Problem to solve:
Locate every line in the records below that contains the word "with", and copy each one.

Rows from a dataset of charts and code
──────
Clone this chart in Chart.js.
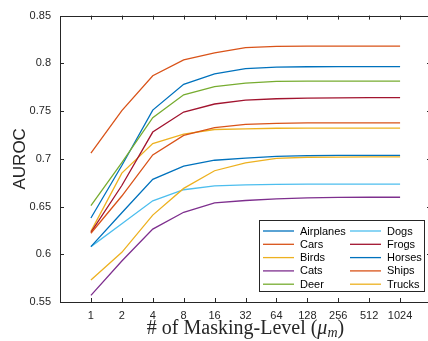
<!DOCTYPE html>
<html>
<head>
<meta charset="utf-8">
<script src="https://cdn.jsdelivr.net/npm/chart.js@4/dist/chart.umd.min.js"></script>
<style>
  html, body { margin: 0; padding: 0; background: #fff; overflow: hidden; }
  #wrap { width: 428px; height: 341px; overflow: hidden; }
  #box { width: 436px; height: 341px; }
</style>
</head>
<body>
<div id="wrap"><div id="box"><canvas id="auroc"></canvas></div></div>
<script>
// masking levels on the x axis
const levels = ['1', '2', '4', '8', '16', '32', '64', '128', '256', '512', '1024'];
const yTicks = [0.55, 0.6, 0.65, 0.7, 0.75, 0.8, 0.85];

// AUROC per class
const airplanes = [0.608, 0.6435, 0.6785, 0.6923, 0.6985, 0.7008, 0.7026, 0.7033, 0.7035, 0.7036, 0.7036];
const cars      = [0.622, 0.661, 0.704, 0.7245, 0.7327, 0.736, 0.7372, 0.7376, 0.7377, 0.7377, 0.7377];
const birds     = [0.573, 0.602, 0.641, 0.669, 0.6875, 0.6958, 0.7005, 0.7016, 0.7018, 0.702, 0.702];
const cats      = [0.557, 0.593, 0.6264, 0.644, 0.6538, 0.6563, 0.658, 0.659, 0.6595, 0.6597, 0.6597];
const deer      = [0.651, 0.696, 0.743, 0.767, 0.7756, 0.7793, 0.781, 0.7813, 0.7814, 0.7814, 0.7814];
const dogs      = [0.608, 0.632, 0.656, 0.6676, 0.6717, 0.6727, 0.6732, 0.6734, 0.6734, 0.6734, 0.6734];
const frogs     = [0.623, 0.672, 0.728, 0.749, 0.7574, 0.7615, 0.7629, 0.7636, 0.7638, 0.764, 0.764];
const horses    = [0.638, 0.693, 0.751, 0.778, 0.789, 0.7944, 0.796, 0.7964, 0.7965, 0.7965, 0.7965];
const ships     = [0.706, 0.7505, 0.787, 0.8037, 0.811, 0.8164, 0.8178, 0.818, 0.818, 0.818, 0.818];
const trucks    = [0.624, 0.685, 0.716, 0.7258, 0.7307, 0.7314, 0.732, 0.7321, 0.7321, 0.7321, 0.7321];

const classNames = ['Airplanes', 'Cars', 'Birds', 'Cats', 'Deer', 'Dogs', 'Frogs', 'Horses', 'Ships', 'Trucks'];
const series = [airplanes, cars, birds, cats, deer, dogs, frogs, horses, ships, trucks];
// matlab default colour order, wraps after 7
const palette = ['#0072BD', '#D95319', '#EDB120', '#7E2F8E', '#77AC30', '#4DBEEE', '#A2142F'];

const axisColor = '#262626';
const sans = '"Liberation Sans", Arial, sans-serif';

const datasets = series.map((vals, i) => ({
  label: classNames[i],
  data: vals.map((v, j) => ({ x: j + 1, y: v })),
  borderColor: palette[i % palette.length],
  backgroundColor: palette[i % palette.length],
  borderWidth: 1.3,
  pointRadius: 0,
  tension: 0,
  fill: false,
}));

// box round the plot with inward ticks, like matlab
const boxPlugin = {
  id: 'box',
  afterDraw(chart) {
    const { ctx, chartArea: a, scales } = chart;
    ctx.save();
    ctx.strokeStyle = axisColor;
    ctx.lineWidth = 1;
    ctx.strokeRect(Math.round(a.left) + 0.5, Math.round(a.top) + 0.5,
      Math.round(a.right - a.left), Math.round(a.bottom - a.top));
    const len = 4;
    ctx.beginPath();
    scales.x.ticks.forEach(t => {
      const px = Math.round(scales.x.getPixelForValue(t.value)) + 0.5;
      ctx.moveTo(px, a.bottom); ctx.lineTo(px, a.bottom - len);
      ctx.moveTo(px, a.top); ctx.lineTo(px, a.top + len);
    });
    scales.y.ticks.forEach(t => {
      const py = Math.round(scales.y.getPixelForValue(t.value)) + 0.5;
      ctx.moveTo(a.left, py); ctx.lineTo(a.left + len, py);
      ctx.moveTo(a.right, py); ctx.lineTo(a.right - len, py);
    });
    ctx.stroke();

    // y title
    ctx.fillStyle = axisColor;
    ctx.font = '17px ' + sans;
    ctx.textAlign = 'center';
    ctx.textBaseline = 'middle';
    ctx.translate(20, (a.top + a.bottom) / 2);
    ctx.rotate(-Math.PI / 2);
    ctx.fillText('AUROC', 0, 0);
    ctx.restore();

    // x title with subscript
    ctx.save();
    ctx.fillStyle = axisColor;
    ctx.textBaseline = 'alphabetic';
    ctx.textAlign = 'left';
    const serif = '"Liberation Serif", "DejaVu Serif", serif';
    const parts = [
      { t: '# of Masking-Level (', f: '20px ' + serif, dy: 0 },
      { t: 'μ', f: 'italic 20px ' + serif, dy: 0 },
      { t: 'm', f: 'italic 14px ' + serif, dy: 3 },
      { t: ')', f: '20px ' + serif, dy: 0 },
    ];
    let w = 0;
    parts.forEach(p => { ctx.font = p.f; p.w = ctx.measureText(p.t).width; w += p.w; });
    let x = (a.left + a.right) / 2 - w / 2;
    const base = 334;
    parts.forEach(p => { ctx.font = p.f; ctx.fillText(p.t, x, base + p.dy); x += p.w; });
    ctx.restore();

    // legend, two columns of five
    ctx.save();
    const lx = 259.5, ly = 220.5, lw = 165, lh = 71;
    ctx.fillStyle = '#fff';
    ctx.fillRect(lx, ly, lw, lh);
    ctx.strokeStyle = axisColor;
    ctx.lineWidth = 1;
    ctx.strokeRect(lx, ly, lw, lh);
    ctx.font = '11px ' + sans;
    ctx.textBaseline = 'middle';
    ctx.textAlign = 'left';
    chart.data.datasets.forEach((ds, i) => {
      const col = Math.floor(i / 5), row = i % 5;
      const x0 = col === 0 ? 263 : 350;
      const y0 = 231 + row * 13.3;
      ctx.strokeStyle = ds.borderColor;
      ctx.lineWidth = 1.3;
      ctx.beginPath();
      ctx.moveTo(x0, y0); ctx.lineTo(x0 + 31, y0);
      ctx.stroke();
      ctx.fillStyle = '#000';
      ctx.fillText(ds.label, x0 + 37, y0 + 0.5);
    });
    ctx.restore();
  }
};

new Chart(document.getElementById('auroc'), {
  type: 'line',
  data: { datasets },
  options: {
    responsive: true,
    maintainAspectRatio: false,
    animation: false,
    layout: { padding: { left: 0, right: 5, top: 10, bottom: 0 } },
    plugins: { legend: { display: false }, tooltip: { enabled: false } },
    scales: {
      x: {
        type: 'linear',
        min: 0,
        max: levels.length + 1,
        afterBuildTicks: s => { s.ticks = levels.map((l, i) => ({ value: i + 1 })); },
        afterFit: s => { s.height = 39; },
        grid: { display: false, drawTicks: false },
        border: { display: false },
        ticks: {
          color: axisColor,
          font: { family: sans, size: 11 },
          padding: 7,
          maxRotation: 0,
          autoSkip: false,
          callback: v => levels[v - 1],
        },
      },
      y: {
        min: yTicks[0],
        max: yTicks[yTicks.length - 1],
        afterBuildTicks: s => { s.ticks = yTicks.map(v => ({ value: v })); },
        afterFit: s => { s.width = 60; },
        grid: { display: false, drawTicks: false },
        border: { display: false },
        ticks: {
          color: axisColor,
          font: { family: sans, size: 11 },
          padding: 9,
          callback: v => String(+v.toFixed(2)),
        },
      },
    },
  },
  plugins: [boxPlugin],
});
</script>
</body>
</html>
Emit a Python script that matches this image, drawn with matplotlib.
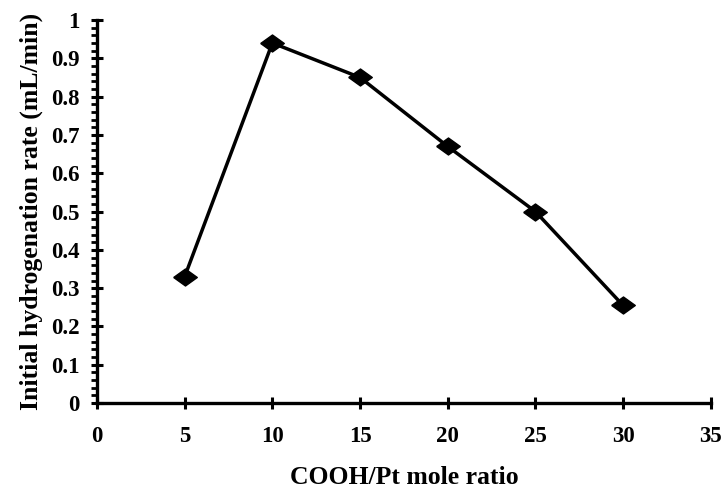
──────
Output of the task:
// box round the plot with inward ticks, like matlab
    // x title with subscript
Emit a Python script that matches this image, drawn with matplotlib.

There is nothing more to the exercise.